Die Erinnerung gilt auch den nach Freiburg verschleppten Arbeitssklaven. Anna Djatschenko war 18 Jahre alt, als sie im November 1942 aus der Ukraine entführt wurde. Sie lebte in Freiburg im "Ostarbeiterlager", wo die "Reichsbahn" ihre Arbeitskraft ausbeutete. Wie das Freiburger Stadtarchiv rekonstruieren konnte, musste Anna zusammen "mit 30 weiteren Ukrainerinnen ... täglich unter Bewachung vom Lager zum Bahnbetriebswerk marschieren, um dort Waggons und Dampflokomotiven zu reinigen, die Feuerbüchsen auszuräumen, Rußfänger zu entleeren, Schlacken herauszuschlagen und Treibstangen von festgebackenem Schmutz zu befreien... Anna Djatschenko schlief im großen Fabrikgebäude des 'Ostarbeiterlagers' auf verwanzten Matten. Wachen mit Hunden patrouillierten nachts durch und um das Gebäude. Manche hatten Peitschen dabei und benutzten sie auch..."

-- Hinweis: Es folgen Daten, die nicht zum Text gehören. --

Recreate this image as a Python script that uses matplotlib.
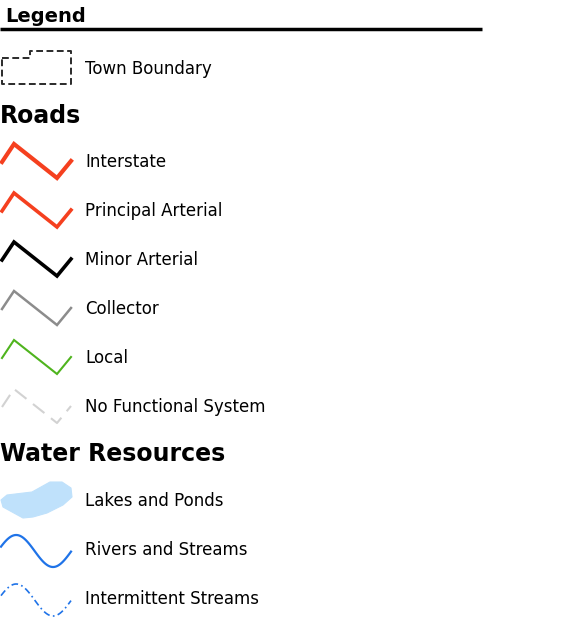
import numpy as np
import matplotlib
matplotlib.use("Agg")
import matplotlib.pyplot as plt
from matplotlib.patches import Polygon

# legend content
road_labels = ["Interstate", "Principal Arterial", "Minor Arterial",
               "Collector", "Local", "No Functional System"]
road_colors = ["#f5401f", "#f5401f", "#000000", "#8c8c8c", "#4fb41e", "#d2d2d2"]
road_widths = [3.0, 2.6, 2.6, 1.8, 1.5, 1.5]
road_styles = ["-", "-", "-", "-", "-", (0, (7, 4))]
water_labels = ["Lakes and Ponds", "Rivers and Streams", "Intermittent Streams"]
header_labels = ["Legend", "Roads", "Water Resources"]
boundary_label = "Town Boundary"

fig = plt.figure(figsize=(5.66, 6.20), dpi=100)
ax = fig.add_axes([0, 0, 1, 1])
ax.set_xlim(0, 566)
ax.set_ylim(620, 0)
ax.axis("off")

font = "DejaVu Sans"
lab_size = 12
lab_x = 85

# title + rule
ax.text(5, 16, header_labels[0], fontsize=14, fontweight="bold", va="center", family=font)
ax.plot([0, 482], [29, 29], color="black", lw=2.5, solid_capstyle="butt")

# town boundary
bx = [2, 30, 30, 71, 71, 2, 2]
by = [58, 58, 51, 51, 84, 84, 58]
ax.plot(bx, by, color="#2a2a2a", lw=1.4, ls=(0, (3.5, 1.8)))
ax.text(lab_x, 69, boundary_label, fontsize=lab_size, va="center", family=font)

# roads
ax.text(0, 116, header_labels[1], fontsize=17, fontweight="bold", va="center", family=font)
zig_x = np.array([2, 14, 57, 71])
zig_y = np.array([0, -18, 16, -1])
row_y = 162
for lab, c, w, s in zip(road_labels, road_colors, road_widths, road_styles):
    ax.plot(zig_x, zig_y + row_y, color=c, lw=w, ls=s, solid_joinstyle="miter")
    ax.text(lab_x, row_y, lab, fontsize=lab_size, va="center", family=font)
    row_y += 49

# water
ax.text(0, 454, header_labels[2], fontsize=17, fontweight="bold", va="center", family=font)
lake = np.array([[1, 500], [7, 495], [32, 492], [50, 482], [62, 482],
                 [71, 488], [72, 497], [63, 505], [47, 513], [33, 517],
                 [23, 518], [3, 507]])
ax.add_patch(Polygon(lake, closed=True, facecolor="#bfe1fb", edgecolor="#bfe1fb",
                     lw=0.8, joinstyle="round"))
ax.text(lab_x, 501, water_labels[0], fontsize=lab_size, va="center", family=font)

t = np.linspace(0, 1, 100)
wave_x = 1 + 70 * t
wave_y = -16 * np.sin(2 * np.pi * (t * 0.95 + 0.02) + 0.15) + 1
ax.plot(wave_x, wave_y + 550, color="#1f73e8", lw=1.6)
ax.text(lab_x, 550, water_labels[1], fontsize=lab_size, va="center", family=font)
ax.plot(wave_x, wave_y + 599, color="#1f73e8", lw=1.2, ls=(0, (4, 2, 1, 2)))
ax.text(lab_x, 599, water_labels[2], fontsize=lab_size, va="center", family=font)

fig.savefig("out.png", dpi=100, facecolor="white")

Anträge auf finanzielle Unterstützung des Gedenkens haben die Landesregierung Baden-Württemberg und die Landeszentrale für politische Bildung abgelehnt (Baden-Baden: Gedenken hinter einer Betonmauer). Allein die Stadt Freiburg und zahlreiche gesellschaftliche Organisationen tragen zu den hohen Kosten zu bei. Das Verhalten der Landeszentrale ist kein Einzelfall: Wie der Freiburger Autor Andreas Meckel berichtet, lehnte es die Landeszentrale erst kürzlich ab, ein Gedenkbuch für zwei NS-Opfer zu bezuschussen.